• orjinal ismi banana brava dir
  • jose mauro de vasconcelosun'un yirmi iki yaşındayken yazdığı ilk kitabıdır. yazarın da ifade ettiği gibi kaba bir dili var. .--- spoiler ---

    kendine karşı biraz olsun namuslu davranan biri, yalan söylemekten, başkalarını yanıltmaktan zevk almaz; çünkü kendine yalan söyleyemeyeceğini bilir. tüm yeryüzünü kandırabilir, söylediklerinin doğruluğuna kendini inandırabilir ama tek başına kaldığında vicdanı onu rahat bırakmaz.
    --- spoiler ---
  • yaban muzu, elmas arayan iki arkadaşın hikayesi. genç ve tecrübesiz joel ve joel’e oğlu gibi davranan deneyimli gregorao. aynı kadına beslenen duygular yüzünden bir dönem ayrı kalırlar. joel gitmeyi tercih eder ve gider. yolculuğa beraber çıktığı arkadaşları joel’e büyük bir kötülük yaparlar. ormanda onu beklemeden yola devam ederler. joel, gıdasız, silahsız ve savunmasız günlerce yol almaya çalışır ormanda.
  • beni çok etkileyen bir kitap oldu iki madenci yoldaşın hikayesi inişli çıkışlı diyemeyeceğim genellikle inişli bir hayat hikayesi barındırıyor tavsiye ederim yazarın birçok kitabını okudum keşke okumasaymışım dediğim bir kitabı olmadı
  • baba oğul gibi olan iki madencinin yeniden kavuştuklarından sonra sanki hayata yeniden başlamışcasına bir irade de varken yeniden işlerin boka sarması okuyucuyu çok etkiliyor okunmalı
  • jose mauro de vasconcelos'un 1942 yılında yazdığı ilk romanıdır. brezilya'nın garimpo denilen elmas madenlerinde çalışan acımasız adamların serüvenini anlatır.
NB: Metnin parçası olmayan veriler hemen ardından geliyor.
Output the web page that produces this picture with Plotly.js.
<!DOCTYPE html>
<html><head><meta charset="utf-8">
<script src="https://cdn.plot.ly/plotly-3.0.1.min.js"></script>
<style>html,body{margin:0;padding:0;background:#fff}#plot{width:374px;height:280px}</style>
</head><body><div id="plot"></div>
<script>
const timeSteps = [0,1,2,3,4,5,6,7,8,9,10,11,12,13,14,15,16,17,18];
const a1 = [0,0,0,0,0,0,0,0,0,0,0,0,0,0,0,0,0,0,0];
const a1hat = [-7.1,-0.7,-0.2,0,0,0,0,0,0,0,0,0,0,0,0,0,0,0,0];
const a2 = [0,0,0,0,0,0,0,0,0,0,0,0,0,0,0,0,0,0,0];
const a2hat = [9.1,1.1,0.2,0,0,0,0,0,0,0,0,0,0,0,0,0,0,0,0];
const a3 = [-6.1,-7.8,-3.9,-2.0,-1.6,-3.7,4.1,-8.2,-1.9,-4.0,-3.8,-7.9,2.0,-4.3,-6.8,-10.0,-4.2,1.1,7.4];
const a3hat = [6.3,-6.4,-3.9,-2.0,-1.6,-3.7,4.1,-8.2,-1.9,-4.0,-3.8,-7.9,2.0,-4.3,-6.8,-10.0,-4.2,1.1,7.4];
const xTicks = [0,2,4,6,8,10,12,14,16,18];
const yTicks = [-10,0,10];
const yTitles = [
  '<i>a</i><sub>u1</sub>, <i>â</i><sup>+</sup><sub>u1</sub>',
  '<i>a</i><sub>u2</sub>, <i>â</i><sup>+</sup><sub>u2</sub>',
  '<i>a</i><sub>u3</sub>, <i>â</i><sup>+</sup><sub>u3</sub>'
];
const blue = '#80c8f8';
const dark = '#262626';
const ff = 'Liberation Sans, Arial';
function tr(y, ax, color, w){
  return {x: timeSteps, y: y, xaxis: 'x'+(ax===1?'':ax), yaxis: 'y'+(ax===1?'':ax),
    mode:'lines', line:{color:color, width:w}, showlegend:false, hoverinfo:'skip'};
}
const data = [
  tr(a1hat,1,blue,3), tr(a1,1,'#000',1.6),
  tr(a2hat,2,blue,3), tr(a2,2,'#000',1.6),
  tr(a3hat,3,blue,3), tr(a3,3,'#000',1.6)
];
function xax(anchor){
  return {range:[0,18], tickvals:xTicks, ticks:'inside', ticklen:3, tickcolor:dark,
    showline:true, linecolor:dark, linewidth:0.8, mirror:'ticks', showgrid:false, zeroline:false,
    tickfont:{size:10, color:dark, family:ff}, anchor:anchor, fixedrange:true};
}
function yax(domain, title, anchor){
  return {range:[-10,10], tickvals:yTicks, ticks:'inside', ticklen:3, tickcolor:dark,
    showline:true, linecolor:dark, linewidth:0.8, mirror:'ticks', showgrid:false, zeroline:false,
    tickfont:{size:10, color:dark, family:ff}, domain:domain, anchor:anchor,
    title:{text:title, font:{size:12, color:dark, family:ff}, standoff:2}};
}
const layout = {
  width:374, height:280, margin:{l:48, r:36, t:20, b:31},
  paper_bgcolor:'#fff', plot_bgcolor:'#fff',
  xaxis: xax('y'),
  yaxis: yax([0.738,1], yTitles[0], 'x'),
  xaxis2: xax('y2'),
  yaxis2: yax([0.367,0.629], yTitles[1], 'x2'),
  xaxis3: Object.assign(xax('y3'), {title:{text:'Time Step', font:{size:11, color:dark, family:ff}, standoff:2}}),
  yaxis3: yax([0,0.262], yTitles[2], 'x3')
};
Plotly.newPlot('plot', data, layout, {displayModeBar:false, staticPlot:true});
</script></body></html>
    kitabın giriş kısmında bu romanı nasıl yazmaya başladığını anlatır ve kitabı okuyanların, kaba dilden ötürü kendisini bağışlamalarını ister. ''var olanı değiştirmek ya da üzerini örtmek gerçeğe saygısızlık olurdu'' der.
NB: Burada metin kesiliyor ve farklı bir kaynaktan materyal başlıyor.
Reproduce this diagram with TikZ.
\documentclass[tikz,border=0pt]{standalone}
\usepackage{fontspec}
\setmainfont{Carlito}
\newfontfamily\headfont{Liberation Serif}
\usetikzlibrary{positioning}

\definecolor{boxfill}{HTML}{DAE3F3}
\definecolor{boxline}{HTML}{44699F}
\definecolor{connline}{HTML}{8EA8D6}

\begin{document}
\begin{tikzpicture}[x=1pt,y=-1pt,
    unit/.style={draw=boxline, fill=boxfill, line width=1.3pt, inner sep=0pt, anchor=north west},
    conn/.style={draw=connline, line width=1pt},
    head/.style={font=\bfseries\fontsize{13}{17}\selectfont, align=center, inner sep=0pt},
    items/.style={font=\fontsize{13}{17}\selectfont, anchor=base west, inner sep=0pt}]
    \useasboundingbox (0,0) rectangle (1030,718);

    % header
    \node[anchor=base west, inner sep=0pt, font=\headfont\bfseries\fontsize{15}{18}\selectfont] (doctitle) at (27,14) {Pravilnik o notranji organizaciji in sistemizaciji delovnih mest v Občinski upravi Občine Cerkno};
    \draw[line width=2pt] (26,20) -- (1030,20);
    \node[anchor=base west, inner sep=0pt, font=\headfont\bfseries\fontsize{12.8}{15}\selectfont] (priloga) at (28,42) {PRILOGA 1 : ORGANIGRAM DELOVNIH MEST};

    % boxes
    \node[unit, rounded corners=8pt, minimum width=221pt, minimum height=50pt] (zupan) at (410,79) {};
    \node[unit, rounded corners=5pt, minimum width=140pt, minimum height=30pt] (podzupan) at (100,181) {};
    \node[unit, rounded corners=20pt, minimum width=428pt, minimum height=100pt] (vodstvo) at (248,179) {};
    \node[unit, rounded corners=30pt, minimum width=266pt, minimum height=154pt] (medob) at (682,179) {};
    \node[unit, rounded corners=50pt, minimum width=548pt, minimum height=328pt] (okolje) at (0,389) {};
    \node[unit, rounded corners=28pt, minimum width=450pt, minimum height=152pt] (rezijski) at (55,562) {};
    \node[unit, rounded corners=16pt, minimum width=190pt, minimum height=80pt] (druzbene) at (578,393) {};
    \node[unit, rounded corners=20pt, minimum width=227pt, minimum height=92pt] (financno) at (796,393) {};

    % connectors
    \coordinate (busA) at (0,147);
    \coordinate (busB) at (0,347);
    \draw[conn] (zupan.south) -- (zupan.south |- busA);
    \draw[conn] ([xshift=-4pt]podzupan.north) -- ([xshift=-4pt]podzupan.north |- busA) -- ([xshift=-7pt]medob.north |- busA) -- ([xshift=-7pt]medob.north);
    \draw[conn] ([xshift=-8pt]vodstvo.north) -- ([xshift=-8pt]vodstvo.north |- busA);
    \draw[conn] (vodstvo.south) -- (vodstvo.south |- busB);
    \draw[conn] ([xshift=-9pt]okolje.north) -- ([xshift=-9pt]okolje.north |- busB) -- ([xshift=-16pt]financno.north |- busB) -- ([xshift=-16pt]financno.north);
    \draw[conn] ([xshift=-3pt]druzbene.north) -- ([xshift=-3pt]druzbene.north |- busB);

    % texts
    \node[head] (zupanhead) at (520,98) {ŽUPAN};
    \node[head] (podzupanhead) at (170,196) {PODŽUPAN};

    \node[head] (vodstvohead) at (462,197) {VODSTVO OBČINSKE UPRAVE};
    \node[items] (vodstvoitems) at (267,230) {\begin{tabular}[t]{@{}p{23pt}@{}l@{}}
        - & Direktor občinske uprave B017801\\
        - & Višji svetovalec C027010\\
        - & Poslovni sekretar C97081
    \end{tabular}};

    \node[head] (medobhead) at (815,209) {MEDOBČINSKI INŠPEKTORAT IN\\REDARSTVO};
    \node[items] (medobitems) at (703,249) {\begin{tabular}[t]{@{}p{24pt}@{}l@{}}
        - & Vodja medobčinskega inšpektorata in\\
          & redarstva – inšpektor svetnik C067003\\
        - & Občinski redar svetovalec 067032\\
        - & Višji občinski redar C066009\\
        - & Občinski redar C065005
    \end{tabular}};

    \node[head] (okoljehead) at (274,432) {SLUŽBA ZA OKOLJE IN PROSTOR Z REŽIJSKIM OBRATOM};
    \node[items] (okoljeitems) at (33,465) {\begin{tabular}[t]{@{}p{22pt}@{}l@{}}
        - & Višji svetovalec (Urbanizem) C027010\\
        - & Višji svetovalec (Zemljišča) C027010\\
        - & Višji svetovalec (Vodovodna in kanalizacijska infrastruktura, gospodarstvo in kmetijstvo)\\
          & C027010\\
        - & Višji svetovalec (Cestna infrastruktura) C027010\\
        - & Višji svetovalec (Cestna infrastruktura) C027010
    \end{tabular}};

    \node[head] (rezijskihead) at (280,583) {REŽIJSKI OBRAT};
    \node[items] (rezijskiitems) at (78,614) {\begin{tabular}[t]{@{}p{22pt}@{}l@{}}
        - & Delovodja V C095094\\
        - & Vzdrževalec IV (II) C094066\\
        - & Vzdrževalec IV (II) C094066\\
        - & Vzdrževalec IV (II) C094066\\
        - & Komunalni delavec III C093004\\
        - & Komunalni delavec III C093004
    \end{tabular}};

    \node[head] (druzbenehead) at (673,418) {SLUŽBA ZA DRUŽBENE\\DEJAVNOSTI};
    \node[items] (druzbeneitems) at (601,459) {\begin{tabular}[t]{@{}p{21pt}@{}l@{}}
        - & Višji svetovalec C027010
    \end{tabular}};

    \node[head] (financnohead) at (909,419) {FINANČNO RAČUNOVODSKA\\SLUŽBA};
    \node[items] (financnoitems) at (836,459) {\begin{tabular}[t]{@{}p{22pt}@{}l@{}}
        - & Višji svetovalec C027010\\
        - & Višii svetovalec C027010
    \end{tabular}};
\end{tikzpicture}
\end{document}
    'çünkü yazılanlar yaşamdan geliyor; olmuş şeyleri, yaşamış ya da hala yaşamakta olan insanları bir araya getirdim, kişilerin işlerini karıştırmamak, tatsızlık çıkarmamak için sadece adlarını değiştirdim, kişiler öylesine gerçek ki, filmlerde alışılmış olan ''kişiler ya da olaylarla her türlü benzerlik salt rastlantıdır'' uyarısını bile kullanamam' diye de belirtir.

    ve ekler: ''yalan söylediğimi düşünene yalnızca şunu söyleyeceğim: ''garimpo'ya gidin, görün, geri dönün ve anlatın.''

    garimpo, kitabın konusunun geçtiği temel bölge olan elmas madeni ve onun yanına kurulmuş yerleşim yeridir.

    eğer okumaya ilk bu kitaptan başlamıyorsanız, alışık olduğunuz hüzünler, acılar sizi her zamanki yerde bekliyor olacak. eğer yazarın ilk okuyacağınız kitabı bu olacaksa, gözünüz pek sırtınız dik olsun.

    özet olarak; bir şekilde yolları kesişmiş joel ve grego'nun dostluklarını, mücadelelerini, yollarının ayrılışını, başlarından geçenleri, öfkeyi, yalanı, pişmanlığı, son kavuşmayı, istiklal marşı ve kapanışı konu alır.
  • şeker portakalı'nın ardından seneler önce bu yazarın kitaplarını okuyayım diye almıştım. 13 yıl kadar önce yani. şeker portakalı'nın çok uzağında kalması sebebiyle de o zamanki aklımla çok kızmıştım ama yine de yazarının hatrına özel tuttuğum kitaplardandır.
  • ilginç bir şekilde dönemin afro-latinlerinin *, beyazlardan da kızılderililerden de daha insancıl olduğu izlenimini veren kitaptır.

    bir de kafayı tapioca ve manyok * ile bozabilirsiniz dikkatli olun. ismini şimdi sayamadığım bir takım alkollü içkiler de cabası.